Enhancing Risk Management and Market Efficiency

The primary objective of this joint request for comment is to refine how cross-margining and inter-product offsets are handled across different asset classes. Currently, fragmentation between securities and derivatives markets can lead to higher capital requirements for traders holding offsetting positions. The agencies are exploring ways to reduce this friction, which could significantly impact how digital asset derivatives and security tokens are managed by institutional investors.

The request for comment specifically targets several critical areas:

  • Evaluation of existing portfolio margining models and current industry practices.
  • Enhancement of customer protection protocols within clearing organizations.
  • Analysis of collateral treatment and capital requirements for clearing members.
  • Assessment of technological and operational hurdles for implementation.

Implications for the Digital Asset Ecosystem

As the boundaries between traditional finance and the blockchain industry continue to blur, this regulatory harmonization is particularly relevant for swaps and futures linked to cryptocurrencies. Increased coordination between the SEC and CFTC may provide a more predictable environment for clearinghouses (CCPs) and institutional traders who navigate complex portfolios involving both securities-based and commodities-based digital assets. The agencies hope that improved coordination will reduce the risk of market systemic failure during periods of high volatility.

The two agencies aim to enhance risk management efficiency, reduce unnecessary market fragmentation, and strengthen customer protection through harmonization or enhanced coordination.
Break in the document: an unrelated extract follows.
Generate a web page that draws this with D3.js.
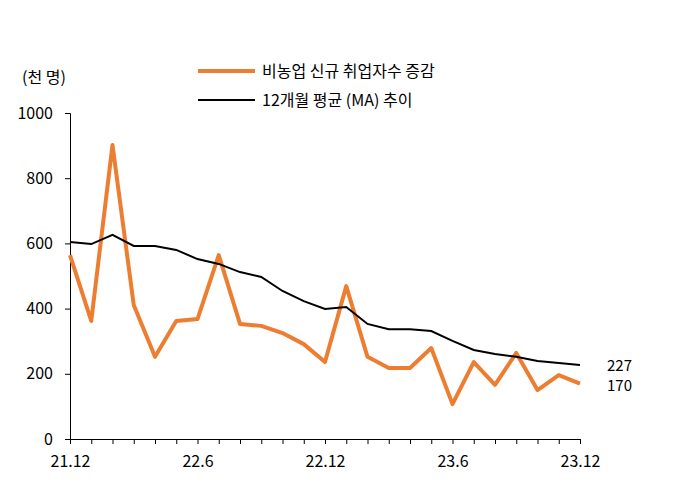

Stakeholders, including financial institutions and fintech innovators, have a window of 60 days to submit their feedback following the official publication of the document in the Federal Register. This period allows market participants to voice concerns regarding clearing organization arrangements and the practicalities of cross-margining across diverse platforms. The outcome of this consultation could lead to a more integrated regulatory landscape, potentially lowering the barrier for sophisticated hedging strategies in the evolving financial markets.